A smart city solution: Time-Meter
Idea behind the project:
If you live in congested cities where street parking is hard to come across you wish to be notified if there are any parking spots in your destination. Additionally, even though credit card meters are more modern than coin meters both solutions are falling behind in comparison with new technologies. Time-Meter looks to tackle both problems within one solution.
With the move towards smart cities, we are looking to have our city interact with its inhabitants to help them make smarter decisions while also improving their quality of life. Not having coins to pay a coin only meter can be quite frustrating. As presented in https://www.transalt.org/ , 45 percent of the traffic in Manhattan is generated by cars circling the block looking for parking . Time-Meter provides updates to those near by on available meter locations, along with its parking restrictions and regulations. On her MIT Technology Review article, Erika Jonietz describe that in a study conducted in 2006 by Donald Shoup, a professor in the department of urban planning at the University of California, Los Angeles, it was calculated that, over the course of a year, vehicles looking for parking in one small business district of Los Angeles burned 47,000 gallons of gasoline and produced 730 tons of carbon dioxide.
Following the above numbers, Smart-Meter would also help reduce emissions while also reducing car wear and tear. Having sensor data that captures how long drivers are using the spots for, how many cars in a given day use a given spot and overall “car” traffic on the meter area can help a city better plan new roads, approve building and development projects and also better design public transportation routes.
Why design a smart meter?
Using as a guide the discussion on smart cars, it is clear that long term transportation will be revolutionized. Individual car ownership might not be a common item of the future and smart cars would be able to connect one another providing updates on both traffic and available parking spots. This infrastructure will take time to be developed and a strong foundation on data, understanding our roads and space usage will be key for a successful smart cities and smart mobility future. Time-Meter helps solve the present problem while also gathering data that can help pave the future.

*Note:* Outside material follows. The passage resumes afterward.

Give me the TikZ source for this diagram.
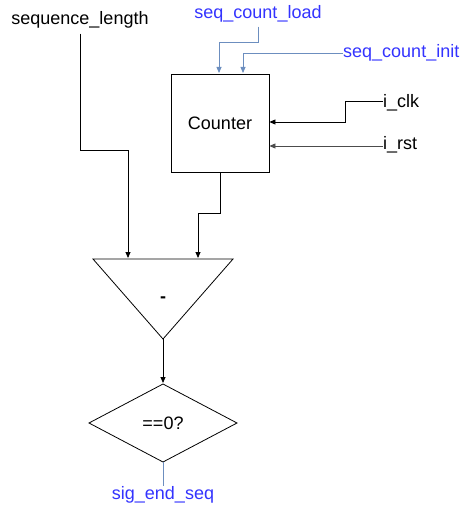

Implementation and technologies:
The prototype can be designed using a Raspberry Pi or an Intel Edison board. While infra red beam technology would be the most appropriate to be used given its long range, we decided to opt for a still effective but less expensive approach with ultrasound sensors. The sensors algorithm to identify cars using ultrasound sensors can be refined to rule out other objects such as people walking by, trees and other larger objects. It was discussed using RTT (round trip time) to identify where each sensor and meter is in the map. The idea was to lower the cost my having just a handful of Time-Meter’s in a given row have a GPS sensor that provides the coordinate location ( accuracy of 3 meters) while we could estimate the location of the other Time-Meter’s using the RTT it takes to connect from one meter to the next. While this approach is cost saving, it is not accurate and can lead into providing incorrect location data. Additionally we had discussed hard coding the coordinates on each meter as a static value that can be passed on each package sent. It was decided that including a GPS module on each Time-Meter would be a good approach to provide more accurate location data. Both the GPS and ultrasonic data will be collected and posted to a cloud solution. With the use of a LoRa WAN transceiver we can make use of a LoRaWAN gateway and further use the nodes to relay data across its peers. The information can then be posted in graphing dashboards such as Graphite or Graphana to analyze patterns such as high usage windows that users should avoid. Additionally, the information can be used to create maps which illustrate areas with less parking available and pin point specific open parking spots.
A user would be driving in a given area, through the GPS localization in the user’s phone along with the GPS sensor in Time-Meter it would find the available spots in the area and provide the results to the user. The user would then utilize an RFID tag identification that would be used for easy payment; meaning the RFID tag would identify the payer removing the need to deposit coins or swipe a credit card. RFID tags could also be used to mark and validate disable parking spots.
- We believe that there are even more applications that can be via Time-Meter such as emergency relive path guidance. With the use of LED lights, the meters can connect to the city’s alert systems when there are natural disasters. The idea would be to illuminate the path to safety by utilizing the meter.
- On a data aspect, the sensor data collected could be utilized by city officials to better plan new roads and improve overall traffic flow.
- Additional sensors could be added to Time-Meter that would provide air quality. This would help monitor and track air throughout the city given that the meters are across multiple neighborhoods.
- Through Google maps implementation Time-Meter could connect to the end user while on route to its destination and help find / predict an open spot when arriving to destination.
- We are considering using IOTA both as a block chain solution to share data across LoRA and cross cities, but also as a crypto currency payment method. We are still evaluating the effectiveness and need of having block chain as part of this solution and the cost in its adoption.